# TASK STATEMENT:
Retype only what runs from the first line of the listing to the line holding "import seaborn as sns", both included. Do not retype the pictures.

# SOURCE MATERIAL:
########################################

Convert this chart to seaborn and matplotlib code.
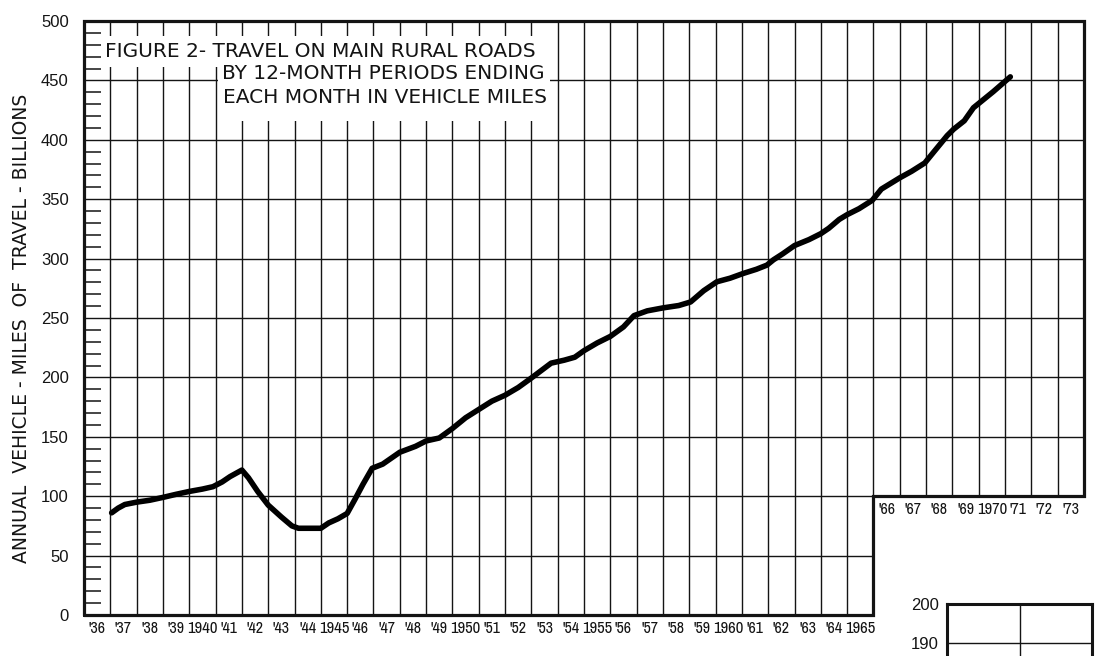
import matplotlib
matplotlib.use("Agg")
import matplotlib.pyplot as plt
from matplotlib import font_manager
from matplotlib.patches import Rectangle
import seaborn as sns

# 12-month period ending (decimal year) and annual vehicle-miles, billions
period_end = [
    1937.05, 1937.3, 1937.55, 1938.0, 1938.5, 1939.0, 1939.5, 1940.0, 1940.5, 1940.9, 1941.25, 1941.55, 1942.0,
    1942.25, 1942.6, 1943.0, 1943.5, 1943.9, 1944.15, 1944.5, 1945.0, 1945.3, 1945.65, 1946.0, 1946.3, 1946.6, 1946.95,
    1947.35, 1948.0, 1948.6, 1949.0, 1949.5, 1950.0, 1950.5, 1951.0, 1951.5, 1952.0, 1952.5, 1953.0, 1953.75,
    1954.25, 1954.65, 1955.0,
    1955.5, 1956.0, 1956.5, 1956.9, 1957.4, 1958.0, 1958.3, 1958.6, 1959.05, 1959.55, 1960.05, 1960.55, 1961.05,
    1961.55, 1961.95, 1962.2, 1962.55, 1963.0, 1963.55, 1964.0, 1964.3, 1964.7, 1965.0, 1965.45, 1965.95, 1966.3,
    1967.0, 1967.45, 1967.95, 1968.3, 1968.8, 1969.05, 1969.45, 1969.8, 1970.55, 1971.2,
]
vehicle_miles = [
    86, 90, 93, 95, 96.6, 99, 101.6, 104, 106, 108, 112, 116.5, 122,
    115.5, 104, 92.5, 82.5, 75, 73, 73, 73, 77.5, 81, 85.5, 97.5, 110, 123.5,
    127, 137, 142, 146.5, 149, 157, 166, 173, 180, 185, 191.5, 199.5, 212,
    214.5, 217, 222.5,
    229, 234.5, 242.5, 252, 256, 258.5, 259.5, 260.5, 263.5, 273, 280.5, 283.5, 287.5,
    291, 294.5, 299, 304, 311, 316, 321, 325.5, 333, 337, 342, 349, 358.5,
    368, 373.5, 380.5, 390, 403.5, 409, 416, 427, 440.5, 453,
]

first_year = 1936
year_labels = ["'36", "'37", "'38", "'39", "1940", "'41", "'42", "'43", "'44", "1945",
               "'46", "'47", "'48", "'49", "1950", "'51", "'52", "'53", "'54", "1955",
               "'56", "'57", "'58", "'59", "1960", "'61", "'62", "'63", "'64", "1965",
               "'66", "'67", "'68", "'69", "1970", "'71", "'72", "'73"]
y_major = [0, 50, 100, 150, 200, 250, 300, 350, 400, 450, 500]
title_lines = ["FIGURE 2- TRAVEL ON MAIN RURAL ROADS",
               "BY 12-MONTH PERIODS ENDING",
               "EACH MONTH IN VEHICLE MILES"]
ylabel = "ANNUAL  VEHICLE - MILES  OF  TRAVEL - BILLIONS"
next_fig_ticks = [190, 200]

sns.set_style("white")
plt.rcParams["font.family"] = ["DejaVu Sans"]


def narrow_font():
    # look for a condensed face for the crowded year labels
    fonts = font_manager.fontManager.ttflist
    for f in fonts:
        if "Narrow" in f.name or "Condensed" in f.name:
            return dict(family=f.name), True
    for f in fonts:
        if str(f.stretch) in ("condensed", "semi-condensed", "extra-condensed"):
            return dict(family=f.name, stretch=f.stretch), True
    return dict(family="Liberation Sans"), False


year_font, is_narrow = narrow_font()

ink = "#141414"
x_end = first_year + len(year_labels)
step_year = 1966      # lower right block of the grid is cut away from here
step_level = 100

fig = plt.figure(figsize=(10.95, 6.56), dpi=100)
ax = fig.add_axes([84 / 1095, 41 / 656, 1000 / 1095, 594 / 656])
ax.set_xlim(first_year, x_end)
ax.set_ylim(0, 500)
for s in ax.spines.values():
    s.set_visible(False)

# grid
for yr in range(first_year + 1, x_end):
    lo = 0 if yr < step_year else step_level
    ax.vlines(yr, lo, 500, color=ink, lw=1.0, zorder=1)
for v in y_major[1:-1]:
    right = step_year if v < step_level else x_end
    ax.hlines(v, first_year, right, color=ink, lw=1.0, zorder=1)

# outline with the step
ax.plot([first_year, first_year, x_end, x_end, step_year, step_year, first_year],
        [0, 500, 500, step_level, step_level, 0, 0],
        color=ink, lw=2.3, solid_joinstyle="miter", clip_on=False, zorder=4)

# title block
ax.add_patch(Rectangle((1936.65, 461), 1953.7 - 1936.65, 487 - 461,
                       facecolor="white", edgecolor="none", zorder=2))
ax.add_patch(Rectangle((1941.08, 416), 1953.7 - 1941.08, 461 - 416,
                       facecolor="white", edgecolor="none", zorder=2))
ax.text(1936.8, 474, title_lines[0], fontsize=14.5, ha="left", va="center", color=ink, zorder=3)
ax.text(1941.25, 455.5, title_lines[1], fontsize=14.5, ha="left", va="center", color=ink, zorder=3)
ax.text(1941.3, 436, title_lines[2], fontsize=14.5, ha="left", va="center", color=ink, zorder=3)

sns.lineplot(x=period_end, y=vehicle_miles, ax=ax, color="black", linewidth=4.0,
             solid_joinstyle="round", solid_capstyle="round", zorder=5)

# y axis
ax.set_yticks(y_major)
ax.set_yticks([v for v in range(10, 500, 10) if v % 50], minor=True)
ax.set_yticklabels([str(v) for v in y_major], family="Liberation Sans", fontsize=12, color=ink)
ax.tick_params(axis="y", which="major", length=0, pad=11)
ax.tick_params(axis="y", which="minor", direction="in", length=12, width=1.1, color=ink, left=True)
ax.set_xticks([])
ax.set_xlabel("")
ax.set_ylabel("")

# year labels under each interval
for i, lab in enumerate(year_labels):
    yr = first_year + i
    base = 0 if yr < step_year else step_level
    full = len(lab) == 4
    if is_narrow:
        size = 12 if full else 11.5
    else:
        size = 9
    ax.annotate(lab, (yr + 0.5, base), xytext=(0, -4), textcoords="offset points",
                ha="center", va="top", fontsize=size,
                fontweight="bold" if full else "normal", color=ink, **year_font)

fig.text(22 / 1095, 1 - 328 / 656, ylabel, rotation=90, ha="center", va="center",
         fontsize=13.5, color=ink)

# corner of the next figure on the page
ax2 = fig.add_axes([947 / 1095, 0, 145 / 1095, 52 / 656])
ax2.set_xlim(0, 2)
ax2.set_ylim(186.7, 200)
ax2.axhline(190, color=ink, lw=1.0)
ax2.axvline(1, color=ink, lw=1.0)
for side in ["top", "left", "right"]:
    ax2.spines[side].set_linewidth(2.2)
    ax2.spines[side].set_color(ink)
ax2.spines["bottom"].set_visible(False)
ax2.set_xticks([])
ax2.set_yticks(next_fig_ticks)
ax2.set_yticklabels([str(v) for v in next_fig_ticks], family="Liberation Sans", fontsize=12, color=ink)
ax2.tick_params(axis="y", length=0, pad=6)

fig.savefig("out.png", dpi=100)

########################################

# TASK OUTPUT:
Convert this chart to seaborn and matplotlib code.
import matplotlib
matplotlib.use("Agg")
import matplotlib.pyplot as plt
from matplotlib import font_manager
from matplotlib.patches import Rectangle
import seaborn as sns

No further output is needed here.